I am a breaststroker, but I think that for the majority, freestyle is the easiest to learn. Even through breaststroke comes easy to me, when I taught summer league swimming to the youngest age group as a high schooler, I found that the easiest stroke for me was the hardest to teach, at least to young children. I think the easiest for people to learn is freestyle.
Same here. As a kid, I was one of those breaststrokers who snuck breaststroke kicks in to my freestyle kicking whenever the coach wasn't looking.
My summer league team has a group of about 50 7-10 yr. old beginners right now. Our introduction to breaststroke has proven to be the most challenging. We recently had 4 coaches in the water turning feet outward and two on deck explaining at practice. Only a few kids could actually do a legal kick by the end of practice.
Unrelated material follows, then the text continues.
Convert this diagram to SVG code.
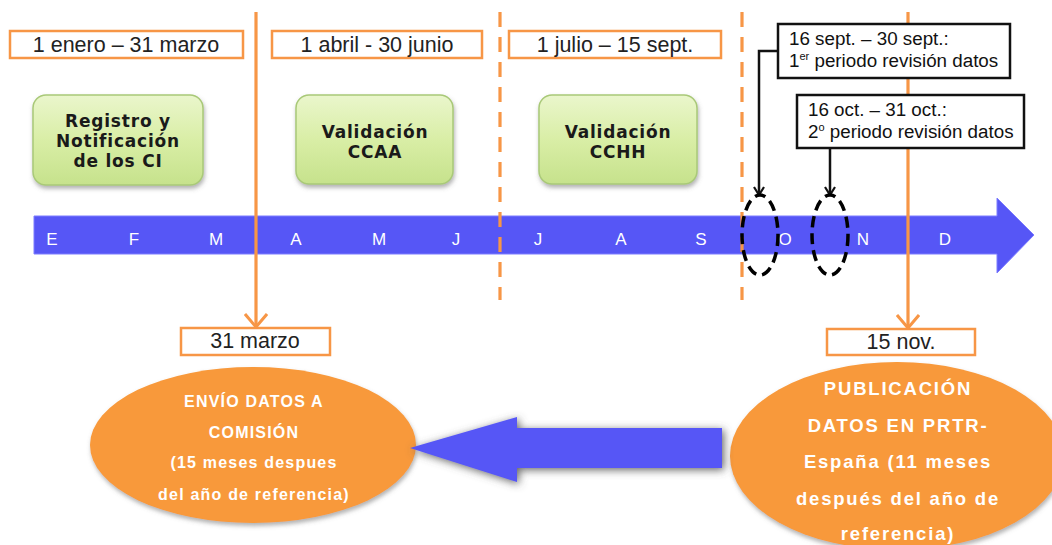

There's just something about turning your feet outward and kicking back and together at the same time that takes a looong time for some kids to get right. Add not pulling down past your waist and timing everything correctly and you have a very difficult stroke to teach to many.
I didn't start competing until high school, but as soon as my coach saw my breaststroke, I was assigned to the breaststroke lane. :bliss:She was so desperate to fill the breaststroke spots at the meets, she never even looked at my other strokes during try-outs!
Now, 31 years later, I'm back into competitive swimming and only enterend in breaststroke events. :D
Do you agree that the stroke that was the easiest (or first) for you to learn may well not be the stroke that you eventually swim the best?
Backstroke is my best stroke now but when I first started swimming I was quite poor at it, my dad said it looked like I was swimming while sitting in a chair. It took a couple years before it clicked.
Butterfly came very easily to me, even in my first summer-league season as a child and it was love at first stroke. My summer-league coach had to tell me to stop swimming only fly during the warmup. I remained a butterflyer (and backstroker) through college.
I've had kids that are naturals at all of strokes - some free, some fly, some back and some ***. *** is the hardest to teach to those for whom it is not a natural easy stroke.
I learned all the strokes in swimming lessons and was strongest at free and *** when starting swim team. I learned fly fairly quickly and some argue that I have never learned back.
Do you agree that the stroke that was the easiest (or first) for you to learn may well not be the stroke that you eventually swim the best?
So which stroke was the easiest for you learn?
Which do you find easiest to swim to near perfection?
I learned breaststroke the first but have never worked on improving it--unlike the other strokes, it doesn't seem to be so complicated. Freestyle seems to have infinite room for improvement?
My experience is similar. As a 9-10 age-grouper, I learned breaststroke most easily and was most competitive in it, probably because so few of the other kids could do it legally. At junior-high age, my breaststroke was less strong in comparison to the other kids my age, but was still good enough to make my IM competitive. By the time I got to HS, however, my breaststroke had slipped even more. Today is it by far my least competitive stroke. This may be a body structure issue. I am naturally very thin and don't seem to easily grow the kind of bulky fast-twitch muscle that seems to be a prerequisite for a competitive breaststroke. That doesn't matter for a boy at 10 years old, but it sure does after puberty.